I had drinks with a Bumble or Hinge named Jolene, and the first thing I thought to myself, was that she was nothing like the song. Nonetheless, when she spoke, I found myself enjoying listening to her. Maybe the Ray LaMontagne version. That might actually be the perfect allusion, though I always hate when writers I like make allusions to songs I’ve never heard. It is, in fact, how I learned about Nina Simone when I was 15, so there’s that. Always exceptions.
Long way down
The ledge. I remember talking you down from there once or twice. That might be the difference between you and me. You came down.
I’m not quite sure if I enjoy the sweaty-palm excitement of maybe almost falling. More likely the culprit is complacency. A person can get used to almost anything.
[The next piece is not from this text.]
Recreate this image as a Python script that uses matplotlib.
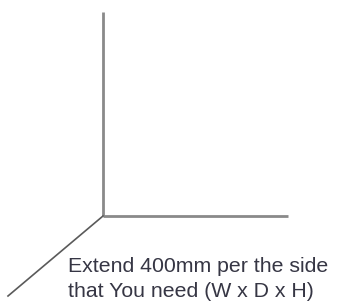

And after this much time, one might wonder if I didn’t prefer the heights.
It sure does seem a long way down though.
Ways back
Love to me is a filter. Love to me says, “Baby, just shut your mouth.” You and I have come to separate visions of the same truth. You are trying to find peace. I am trying to provoke it.
I was your lifeline out, and you were mine back in, and that was okay. And now it’s not. It’s about as far away from okay as you can stand.